We need open data on jobs and skills
To help workers at risk navigate their way to better jobs, it’s crucial we open up and share relevant data to help cities and regions to develop solutions for addressing local skills challenges.
A mismatch between the skills that people have and the skills that the economy needs is a major issue in the UK. Without guidance on which skills are going to be needed, many workers face stagnant pay and low social mobility. Meanwhile, businesses are unable to find workers with the right skills. The Open University estimates that skill shortages cost the UK £2 billion a year in higher salaries, recruitment costs and temporary staffing bills.
Big data and machine learning can offer timely, granular and accurate insights on jobs and skills, as demonstrated by Nesta’s first data-driven taxonomy of skills. This taxonomy used over 40 million UK online job adverts to help people learn more about the skills that they need, and how much those skills are valued by employers. However, even more relevant information and data is privately owned and not accessible to people and organisations (like career advice providers) who could use it to better understand how to navigate from one job to another.

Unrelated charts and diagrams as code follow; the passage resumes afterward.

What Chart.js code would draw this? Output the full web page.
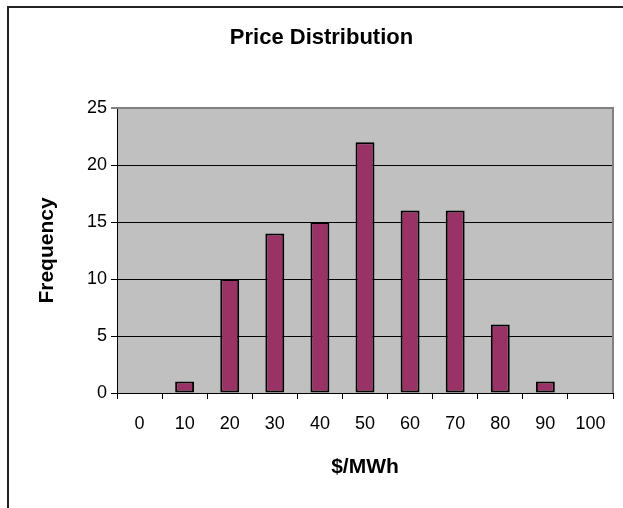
<!DOCTYPE html>
<html>
<head>
<meta charset="utf-8">
<script src="https://cdn.jsdelivr.net/npm/chart.js@4"></script>
<style>
  html, body { margin: 0; padding: 0; background: #fff; }
  #wrap { width: 623px; height: 508px; }
</style>
</head>
<body>
<div id="wrap"><canvas id="priceChart" width="623" height="508"></canvas></div>
<script>
const priceBins = ['0', '10', '20', '30', '40', '50', '60', '70', '80', '90', '100'];
const frequency = [0, 1, 10, 14, 15, 22, 16, 16, 6, 1, 0];
const yTicks = [0, 5, 10, 15, 20, 25];

const FONT = "Arial, 'Liberation Sans', sans-serif";

// white page, outer chart frame, grey plot area and its grey top/right edge
const plotFrame = {
  id: 'plotFrame',
  beforeDraw(chart) {
    const { ctx, chartArea: a } = chart;
    ctx.save();
    ctx.fillStyle = '#fff';
    ctx.fillRect(0, 0, chart.width, chart.height);
    ctx.strokeStyle = '#222';
    ctx.lineWidth = 2;
    ctx.strokeRect(8, 7, chart.width + 20, chart.height + 20);
    ctx.fillStyle = '#c0c0c0';
    ctx.fillRect(a.left, a.top, a.right - a.left, a.bottom - a.top);
    ctx.restore();
  },
  beforeDatasetsDraw(chart) {
    const { ctx, chartArea: a } = chart;
    ctx.save();
    ctx.strokeStyle = '#808080';
    ctx.lineWidth = 2;
    ctx.beginPath();
    ctx.moveTo(a.left, a.top);
    ctx.lineTo(a.right, a.top);
    ctx.lineTo(a.right, a.bottom);
    ctx.stroke();
    ctx.restore();
  }
};

new Chart(document.getElementById('priceChart'), {
  type: 'bar',
  data: {
    labels: priceBins,
    datasets: [{
      data: frequency,
      backgroundColor: '#993366',
      borderColor: '#000',
      borderWidth: 2,
      borderSkipped: false,
      barPercentage: 0.42,
      categoryPercentage: 1
    }]
  },
  options: {
    responsive: false,
    animation: false,
    // wider left padding keeps the title centred on the framed box
    layout: { padding: { left: 30, right: 10, top: 0, bottom: 0 } },
    plugins: {
      legend: { display: false },
      tooltip: { enabled: false },
      title: {
        display: true,
        text: 'Price Distribution',
        color: '#000',
        font: { family: FONT, size: 22, weight: 'bold' },
        padding: { top: 25, bottom: 56.6 }
      }
    },
    scales: {
      x: {
        grid: {
          display: true,
          drawOnChartArea: false,
          drawTicks: true,
          tickLength: 6,
          color: '#000'
        },
        border: { display: true, color: '#000', width: 1 },
        ticks: {
          color: '#000',
          padding: 14,
          font: { family: FONT, size: 18 }
        },
        title: {
          display: true,
          text: '$/MWh',
          color: '#000',
          font: { family: FONT, size: 21, weight: 'bold' },
          padding: { top: 0, bottom: 28 }
        },
        afterFit(scale) { scale.height = 115; }
      },
      y: {
        min: 0,
        max: 25,
        afterBuildTicks(scale) { scale.ticks = yTicks.map(v => ({ value: v })); },
        grid: {
          drawTicks: true,
          tickLength: 6,
          color: ctx => (ctx.tick && ctx.tick.value === 25 ? '#808080' : '#000'),
          lineWidth: ctx => (ctx.tick && ctx.tick.value === 25 ? 2 : 1)
        },
        border: { display: true, color: '#000', width: 1 },
        ticks: {
          color: '#000',
          padding: 4,
          font: { family: FONT, size: 18 }
        },
        title: {
          display: true,
          text: 'Frequency',
          color: '#000',
          font: { family: FONT, size: 21, weight: 'bold' },
          padding: { top: 4.4, bottom: 0 }
        },
        afterFit(scale) { scale.width = 87; }
      }
    }
  },
  plugins: [plotFrame]
});
</script>
</body>
</html>
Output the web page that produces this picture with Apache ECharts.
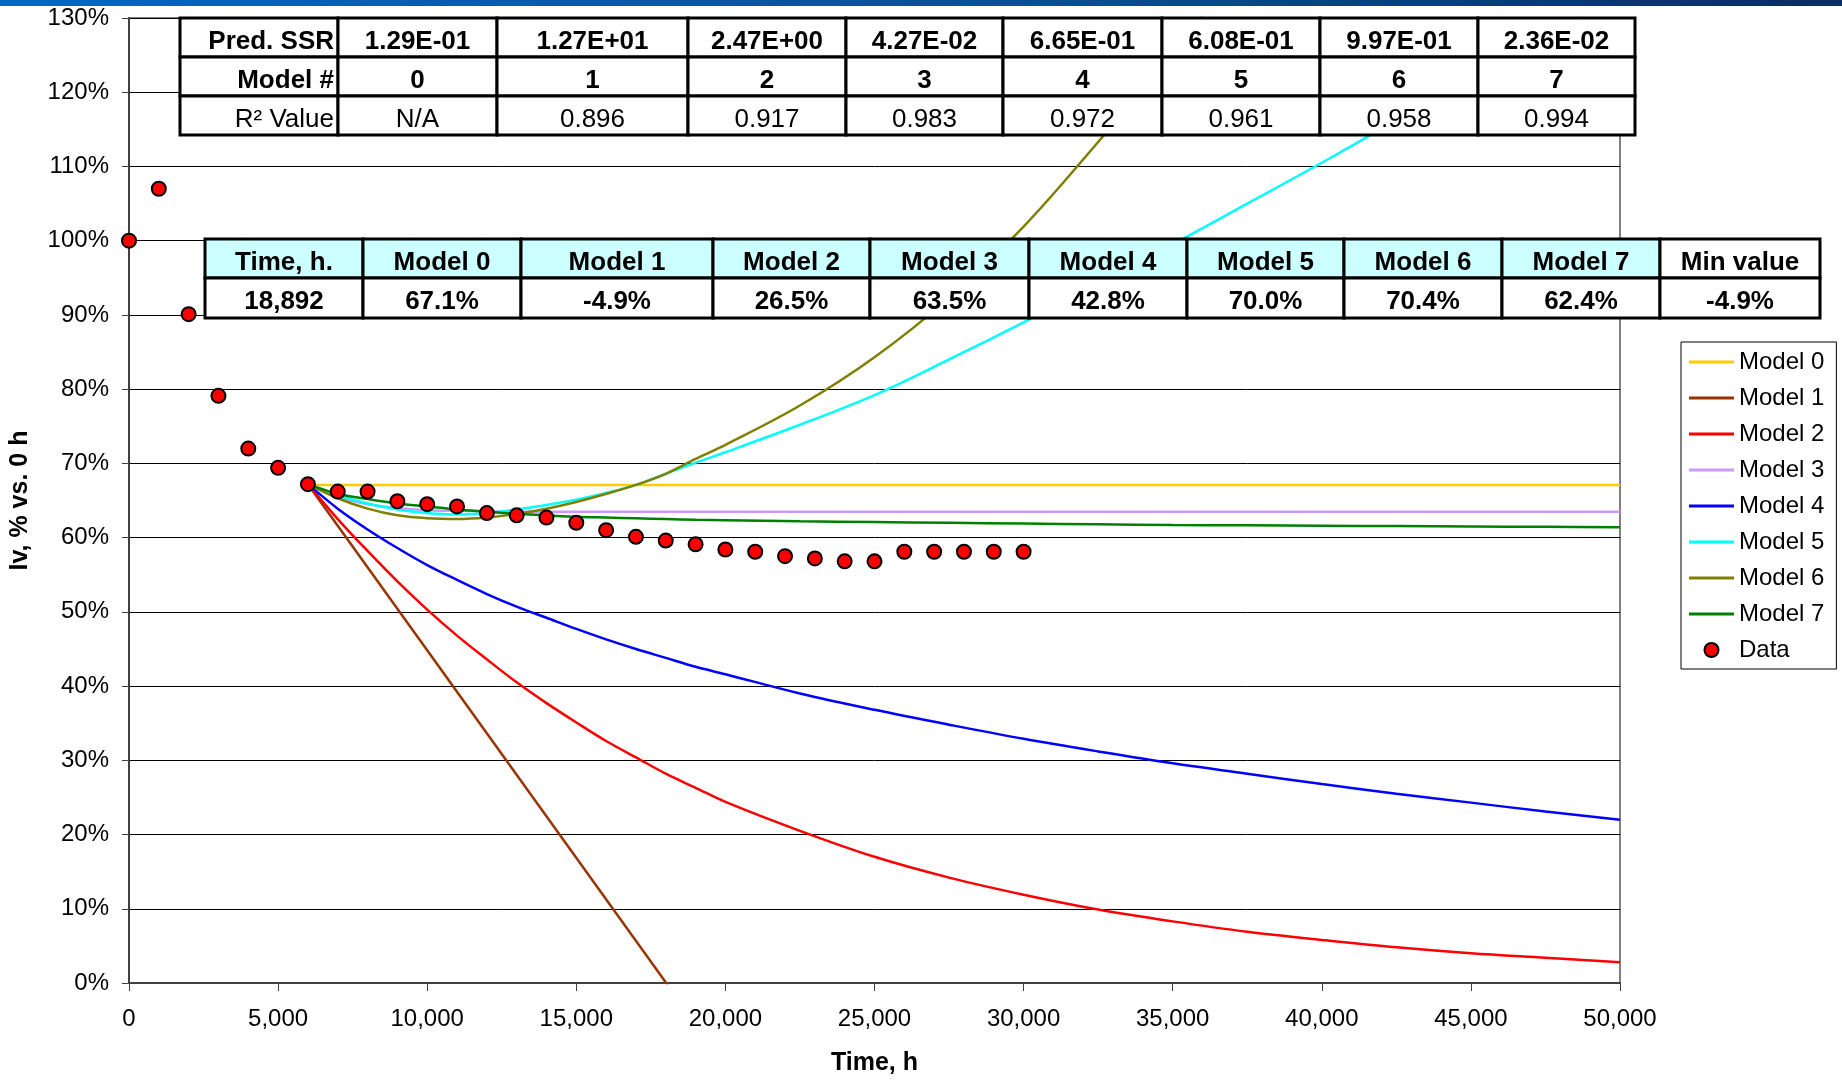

To make sure more people can benefit from new data on jobs and skills, we are calling for action at a national and local level. We want:
- The Minister of State for Universities, Science, Research and Innovation to lead on creating a national jobs and skills data commons: a framework that would include, for example, shared language on occupations and skills, as well as ways of linking and accessing data. We’ve seen this work already when the Swedish Public Employment Service launched Jobtech, a platform that provides access to datasets such as occupation forecasts, current and historical job adverts, and a data-driven dynamic competence map. A similar platform would allow and encourage the UK Government, the employment industry and the education sector to share data and use it to inform skills solutions, helping current and future workers plan their careers.
- The UK Government to fund the development of a standardised taxonomy of skills to be used by national and local services, building on Nesta’s own taxonomy of skills. This would allow workers at risk to search and understand the available data at a local level, and to develop realistic plans for transitioning between occupations.
- Career advice providers to use the most accurate and relevant data to inform their services, giving people better tools for navigating their careers, taking inspiration from Bob (an open-source platform that provides jobseekers with personalised career advice, based on data from France’s Public Employment Service).